Get ready to make some BLOODY NOISE because it looks like a proposed law from the NSW government will mean that pubs, clubs and live music venues in the state will no longer live in fear of being shut down thanks to a complaint from one angry boomer at 8pm. Massive win incoming, me thinks. The karaoke night celebrations will be wiiiiiiiiild.
No longer will all the other cities of Australia, nay, the world, look at Sydney and scoff at our lockout laws from the days of old. No longer will we get mockingly called “the city that always sleeps.” And no longer will I have to feel insecure about quietly preferring Melbourne anyway, where I can actually find something to eat/do after 11pm.
Under the new vibrancy law reforms, any venue who comes under the umbrella of NSW Liquor and Gaming will have their amount of complaints necessary before shutting up shop increased from ONE to FIVE.
That’s an additional four angry boomers to what venues are currently allowed! Over the span of a year thats 1,460 extra noise complaints. Suddenly I get good at math when live music and generational tension are involved.
Does this mean that venue owners and live musicians be able to arrange a pub crowd to sing “Am I Ever Gonna See Your Face Again” four times in a row without being shut down, and still have one left in the chamber for gits and shiggles? It does? No way! (Get f*cked, f*ck off.)
Of course we aren’t saying anyone should go out of their way to be a public nuisance – don’t be a dickhead! But even the premier agrees that the “one strike and you’re out” rule was extreme.
NSW Premier Chris Minns said the changes are “another step in removing the nanny state restrictions, the red tape that have really stifled the vibrancy, the life and the fun out of Sydney for the past 10 years.”

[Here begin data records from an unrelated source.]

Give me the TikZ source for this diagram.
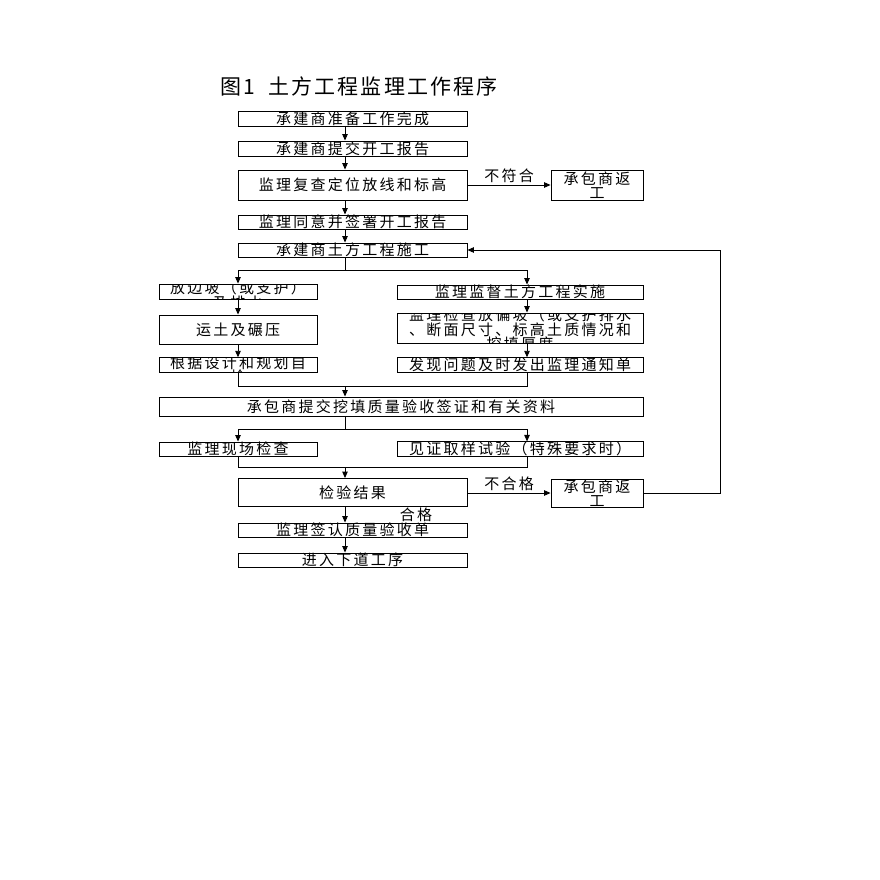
\documentclass[tikz,border=0pt]{standalone}
\usepackage{fontspec}
\newfontfamily\cjk[LetterSpace=15]{Noto Sans CJK SC}
\newfontfamily\cjkt[LetterSpace=10]{Noto Sans CJK SC}
\usetikzlibrary{arrows.meta}
\tikzset{
  box/.style={draw, line width=0.9pt, inner sep=0pt, font=\cjk\fontsize{15}{13.5}\selectfont, align=center},
  arr/.style={-{Triangle[length=6.5pt,width=5.5pt]}, line width=0.9pt},
  ln/.style={line width=0.9pt},
  lbl/.style={inner sep=0pt, font=\cjk\fontsize{15}{14}\selectfont},
  cliptext/.style={draw=none, inner sep=0pt, minimum width=0pt, minimum height=0pt, align=center, font=\cjk\fontsize{15}{14}\selectfont}
}
\begin{document}
\begin{tikzpicture}[x=1pt,y=-1pt]
\useasboundingbox[fill=white] (0,0) rectangle (880,880);
\coordinate (mx) at (345,0);
\coordinate (lx) at (238,0);
\coordinate (rx) at (527,0);
\coordinate (fx) at (720,0);

\node[inner sep=0pt, anchor=west, font=\cjkt\fontsize{21}{22}\selectfont] (title) at (220,86) {图1\ \ 土方工程监理工作程序};

\node[box, minimum width=229pt, minimum height=15pt] (b1) at (352.5,118.5) {承建商准备工作完成};
\node[box, minimum width=229pt, minimum height=15pt] (b2) at (352.5,148.5) {承建商提交开工报告};
\node[box, minimum width=229pt, minimum height=30pt] (b3) at (352.5,185) {监理复查定位放线和标高};
\node[box, minimum width=92pt, minimum height=30pt] (r1) at (597,185) {承包商返\\工};
\node[box, minimum width=229pt, minimum height=14pt] (b4) at (352.5,222) {监理同意并签署开工报告};
\node[box, minimum width=229pt, minimum height=14pt] (b5) at (352.5,250) {承建商土方工程施工};

\node[box, minimum width=158pt, minimum height=15pt,
  path picture={\node[cliptext] at ([yshift=-4pt]path picture bounding box.center) {放边坡（或支护）\\及排水};}] (L1) at (238,291.5) {};
\node[box, minimum width=246pt, minimum height=14pt] (R1) at (520,292) {监理监督土方工程实施};
\node[box, minimum width=158pt, minimum height=29pt] (L2) at (238,329.5) {运土及碾压};
\node[box, minimum width=246pt, minimum height=30pt,
  path picture={\node[cliptext] at ([yshift=-1.5pt]path picture bounding box.center) {监理检查放偏坡（或支护排水\\、断面尺寸、标高土质情况和\\挖填厚度};}] (R2) at (520,328) {};
\node[box, minimum width=158pt, minimum height=14.5pt,
  path picture={\node[cliptext] at ([yshift=-4.5pt]path picture bounding box.center) {根据设计和规划自\\检};}] (L3) at (238,365) {};
\node[box, minimum width=246pt, minimum height=14.5pt] (R3) at (520,365) {发现问题及时发出监理通知单};

\node[box, minimum width=484pt, minimum height=19pt] (B) at (401,406.5) {承包商提交挖填质量验收签证和有关资料};
\node[box, minimum width=158pt, minimum height=14pt] (C1) at (238,449) {监理现场检查};
\node[box, minimum width=246pt, minimum height=14pt] (C2) at (520,449) {见证取样试验（特殊要求时）};

\node[box, minimum width=229pt, minimum height=28pt] (D) at (352.5,492.5) {检验结果};
\node[box, minimum width=92pt, minimum height=28pt] (r2) at (597,493) {承包商返\\工};
\node[box, minimum width=229pt, minimum height=14pt] (E) at (352.5,530) {监理签认质量验收单};
\node[box, minimum width=229pt, minimum height=14pt] (F) at (352.5,560) {进入下道工序};

% main chain
\draw[arr] (b1.south -| mx) -- (b2.north -| mx);
\draw[arr] (b2.south -| mx) -- (b3.north -| mx);
\draw[arr] (b3.east) -- (r1.west) node[lbl, midway, above=2pt] (l1) {不符合};
\draw[arr] (b3.south -| mx) -- (b4.north -| mx);
\draw[arr] (b4.south -| mx) -- (b5.north -| mx);

% branch after b5
\coordinate (j1) at (345,270);
\draw[ln] (b5.south -| mx) -- (j1);
\draw[ln] (j1 -| lx) -- (j1 -| rx);
\draw[arr] (j1 -| lx) -- (L1.north -| lx);
\draw[arr] (j1 -| rx) -- (R1.north -| rx);
\draw[arr] (L1.south -| lx) -- (L2.north -| lx);
\draw[arr] (L2.south -| lx) -- (L3.north -| lx);
\draw[arr] (R1.south -| rx) -- (R2.north -| rx);
\draw[arr] (R2.south -| rx) -- (R3.north -| rx);

% merge
\coordinate (j2) at (345,386);
\draw[ln] (L3.south -| lx) -- (j2 -| lx) -- (j2 -| rx) -- (R3.south -| rx);
\draw[arr] (j2) -- (B.north -| mx);

\coordinate (j3) at (345,429);
\draw[ln] (B.south -| mx) -- (j3);
\draw[ln] (j3 -| lx) -- (j3 -| rx);
\draw[arr] (j3 -| lx) -- (C1.north -| lx);
\draw[arr] (j3 -| rx) -- (C2.north -| rx);

\coordinate (j4) at (345,467);
\draw[ln] (C1.south -| lx) -- (j4 -| lx) -- (j4 -| rx) -- (C2.south -| rx);
\draw[arr] (j4) -- (D.north -| mx);

\draw[arr] (D.east |- r2.west) -- (r2.west) node[lbl, midway, above=2pt] (l2) {不合格};
\draw[arr] (r2.east) -- (r2.east -| fx) -- (b5.east -| fx) -- (b5.east);

\draw[arr] (D.south -| mx) -- (E.north -| mx);
\node[lbl] (l3) at (416,515) {合格};
\draw[arr] (E.south -| mx) -- (F.north -| mx);
\end{tikzpicture}
\end{document}
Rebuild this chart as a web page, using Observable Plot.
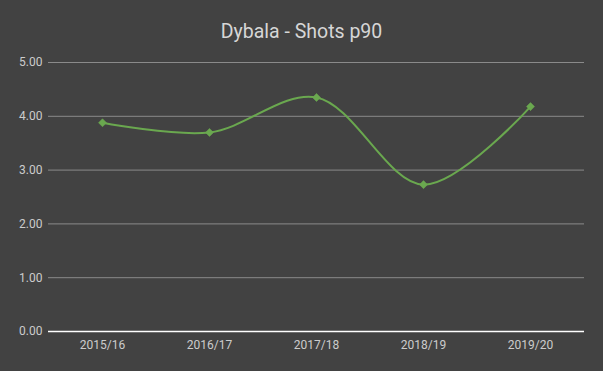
<!DOCTYPE html>
<html><head><meta charset="utf-8">
<script src="https://cdn.jsdelivr.net/npm/d3@7"></script>
<script src="https://cdn.jsdelivr.net/npm/@observablehq/plot@0.6"></script>
<style>
html,body{margin:0;padding:0;background:#424242;}
#wrap{width:603px;height:371px;background:#424242;font-family:Roboto,sans-serif;}
#title{height:50px;line-height:64px;text-align:center;color:#d6d6d6;font-size:19.5px;}
</style></head>
<body><div id="wrap"><div id="title">Dybala - Shots p90</div><div id="chart"></div></div>
<script>
const seasons = ["2015/16","2016/17","2017/18","2018/19","2019/20"];
const shots = [3.88, 3.70, 4.35, 2.73, 4.18];
const yTicks = [0,1,2,3,4,5];

const data = seasons.map((s,i)=>({season:s, value:shots[i]}));

const chart = Plot.plot({
  width: 603, height: 321,
  marginTop: 12, marginBottom: 40, marginLeft: 48, marginRight: 19,
  style: {background:"#424242", color:"#cccccc", fontFamily:"Roboto, sans-serif", fontSize:"12px"},
  x: {type:"point", domain: seasons, padding: 0.5, label: null, tickSize: 0, tickPadding: 9},
  y: {domain:[0,5], ticks: yTicks, tickFormat: d=>d.toFixed(2), label:null, tickSize:0, tickPadding:6},
  marks: [
    Plot.gridY(yTicks.filter(d=>d>0), {stroke:"#8a8a8a", strokeOpacity:1, strokeWidth:1}),
    Plot.ruleY([0], {stroke:"#ffffff", strokeWidth:1.5}),
    Plot.line(data, {x:"season", y:"value", stroke:"#6aa84f", strokeWidth:2, curve:"catmull-rom"}),
    Plot.dot(data, {x:"season", y:"value", symbol:"square", rotate:45, r:3.2, fill:"#6aa84f", stroke:"#6aa84f", strokeWidth:0.5})
  ]
});
document.getElementById("chart").appendChild(chart);
</script></body></html>
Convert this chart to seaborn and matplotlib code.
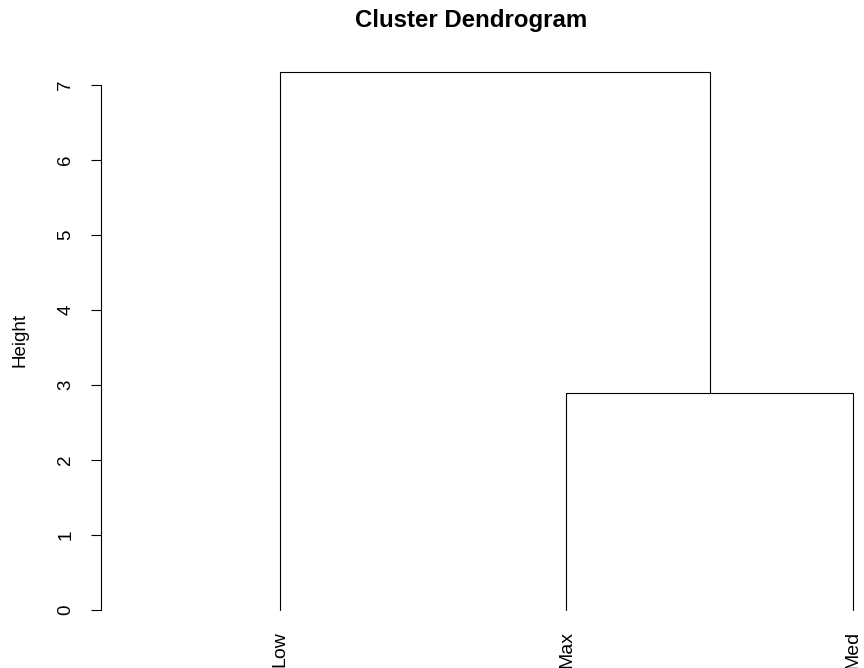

Bloody oath they did. I saw a kebab shop that was closed before 10pm last week. A modern tragedy. Hawke is rolling in his grave.
The change in the laws would also streamline the current process for who manages the noise complaints, cutting it down from seven different agencies to just one individual body.
Currently, noise complaints start with the police, but then are sent to different local councils. The change in law would mean that NSW Liquor and Gaming become the sole regulator of noise complaints.
Chris Minns says that the hope of this reform is that it brings fun back to Sydney, and is also beneficial for the longevity of the businesses.
“The truth of the matter is that pub, or that nightclub or that live music venue has been there for many years, and it needs to be there for the years ahead,” he said.
The new laws will also be relaxing the laws that allow outdoor dining venues to make the most of their space, by easing the application process so more venues can cater to customers outdoors.
Additionally, according to the NSW government’s statement, there will be additional incentives for venues to feature live music.
The bout of much needed reforms was expected to be billed in NSW parliament on Thursday the 19th of October. Let the noise complaints begin.
Sounds like it’s time to gather the crew for the pub crawl you’ve been planning. The band is getting back together baby!